Page 38 - The Story of My Lif
P. 38

Chapter VII




               The next important step in my education was learning to read.




               As soon as I could spell a few words my teacher gave me slips of cardboard on
               which were printed words in raised letters. I quickly learned that each printed
               word stood for an object, an act, or a quality. I had a frame in which I could
               arrange the words in little sentences; but before I ever put sentences in the frame

               I used to make them in objects. I found the slips of paper which represented, for
               example, “doll,” “is,” “on,” “bed” and placed each name on its object; then I put
               my doll on the bed with the words is, on, bed arranged beside the doll, thus
               making a sentence of the words, and at the same time carrying out the idea of the
               sentence with the things themselves.





               One day, Miss Sullivan tells me, I pinned the word girl on my pinafore and stood
               in the wardrobe. On the shelf I arranged the words, is, in, wardrobe. Nothing
               delighted me so much as this game. My teacher and I played it for hours at a
               time. Often everything in the room was arranged in object sentences.





               From the printed slip it was but a step to the printed book. I took my “Reader for
               Beginners” and hunted for the words I knew; when I found them my joy was like
               that of a game of hide-and-seek. Thus I began to read. Of the time when I began
               to read connected stories I shall speak later.

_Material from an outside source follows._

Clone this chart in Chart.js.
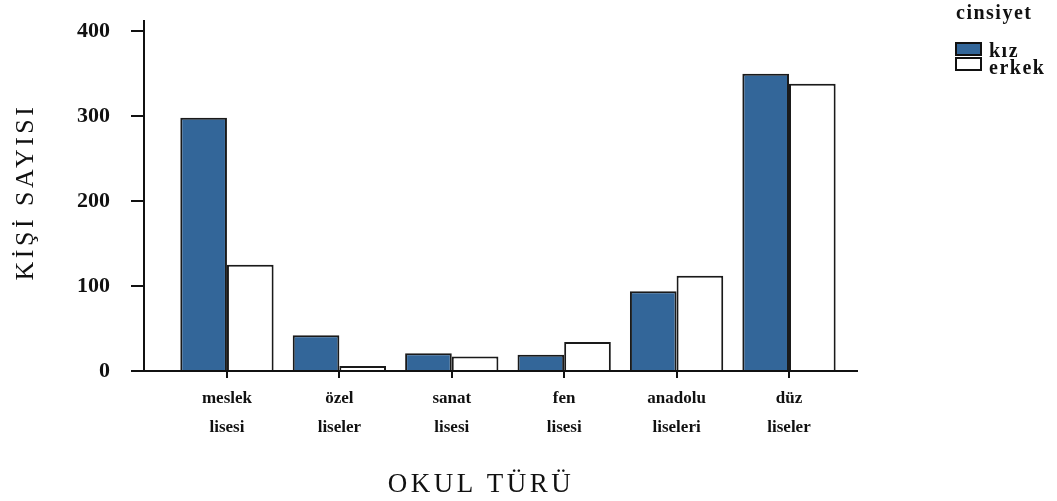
<!DOCTYPE html>
<html>
<head>
<meta charset="utf-8">
<script src="https://cdn.jsdelivr.net/npm/chart.js@4/dist/chart.umd.min.js"></script>
<style>
  body { margin: 0; background: #fff; }
  canvas { display: block; }
</style>
</head>
<body>
<canvas id="barChart" width="1057" height="501"></canvas>
<script>
const categories = ['meslek lisesi', 'özel liseler', 'sanat lisesi', 'fen lisesi', 'anadolu liseleri', 'düz liseler'];
const kiz = [298, 42, 21, 19, 94, 350];
const erkek = [125, 6, 17, 34, 112, 338];
const yTicks = [0, 100, 200, 300, 400];
const seriesNames = ['kız', 'erkek'];

const serif = "'Liberation Serif', 'Times New Roman', serif";

// one point per school type, x = category index
const toPoints = vals => vals.map((v, i) => ({ x: i, y: v }));

// titles and the legend box on the right
const decorations = {
    id: 'decorations',
    afterDraw(chart) {
        const ctx = chart.ctx;

        ctx.save();
        ctx.fillStyle = '#111';
        ctx.textAlign = 'center';
        ctx.textBaseline = 'middle';
        ctx.letterSpacing = '3.5px';
        ctx.font = '27px ' + serif;
        ctx.fillText('OKUL TÜRÜ', 481, 485);

        ctx.font = '26px ' + serif;
        ctx.translate(26, 192);
        ctx.rotate(-Math.PI / 2);
        ctx.fillText('KİŞİ SAYISI', 0, 0);
        ctx.restore();

        // legend
        ctx.save();
        ctx.textAlign = 'left';
        ctx.textBaseline = 'alphabetic';
        ctx.fillStyle = '#111';
        ctx.letterSpacing = '1.5px';
        ctx.font = 'bold 20px ' + serif;
        ctx.fillText('cinsiyet', 956, 19);
        chart.data.datasets.forEach((ds, i) => {
            const y = 43 + i * 15;
            ctx.fillStyle = ds.backgroundColor;
            ctx.fillRect(956, y, 25, 12);
            ctx.strokeStyle = '#111';
            ctx.lineWidth = 2;
            ctx.strokeRect(956, y, 25, 12);
            ctx.fillStyle = '#111';
            ctx.fillText(ds.label, 989, y + 14 + i * 2);
        });
        ctx.restore();
    }
};

new Chart(document.getElementById('barChart').getContext('2d'), {
    type: 'bar',
    data: {
        datasets: [{
            label: seriesNames[0],
            data: toPoints(kiz),
            backgroundColor: '#336699',
            borderColor: '#1a1a1a',
            borderWidth: 2
        }, {
            label: seriesNames[1],
            data: toPoints(erkek),
            backgroundColor: '#ffffff',
            borderColor: '#1a1a1a',
            borderWidth: 2
        }]
    },
    options: {
        responsive: false,
        animation: false,
        categoryPercentage: 0.83,
        barPercentage: 1.0,
        layout: {
            padding: { top: 21, right: 200, left: 0, bottom: 0 }
        },
        plugins: {
            legend: { display: false },
            tooltip: { enabled: false }
        },
        scales: {
            x: {
                type: 'linear',
                min: -0.738,
                max: 5.605,
                offset: false,
                grid: {
                    offset: false,
                    drawOnChartArea: false,
                    drawTicks: true,
                    tickLength: 7,
                    color: '#111',
                    lineWidth: 2
                },
                border: { display: true, color: '#111', width: 2 },
                ticks: {
                    stepSize: 1,
                    includeBounds: false,
                    autoSkip: false,
                    maxRotation: 0,
                    padding: 6,
                    color: '#111',
                    font: { family: serif, size: 17, weight: 'bold', lineHeight: 1.7 },
                    callback: function(value) {
                        const name = categories[value];
                        return name ? name.split(' ') : '';
                    }
                },
                afterFit: function(scale) { scale.height = 130; }
            },
            y: {
                min: 0,
                max: 412,
                grid: {
                    drawOnChartArea: false,
                    drawTicks: true,
                    tickLength: 13,
                    color: '#111',
                    lineWidth: 2
                },
                border: { display: true, color: '#111', width: 2 },
                afterBuildTicks: function(scale) {
                    scale.ticks = yTicks.map(v => ({ value: v }));
                },
                ticks: {
                    padding: 21,
                    color: '#111',
                    font: { family: serif, size: 22, weight: 'bold' }
                },
                afterFit: function(scale) {
                    scale.width = 144;
                    scale.paddingTop = 0;
                    scale.paddingBottom = 0;
                }
            }
        }
    },
    plugins: [decorations]
});
</script>
</body>
</html>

               For a long time I had no regular lessons. Even when I studied most earnestly it

               seemed more like play than work. Everything Miss Sullivan taught me she
               illustrated by a beautiful story or a poem. Whenever anything delighted or
               interested me she talked it over with me just as if she were a little girl herself.
               What many children think of with dread, as a painful plodding through grammar,
               hard sums and harder definitions, is to-day one of my most precious memories.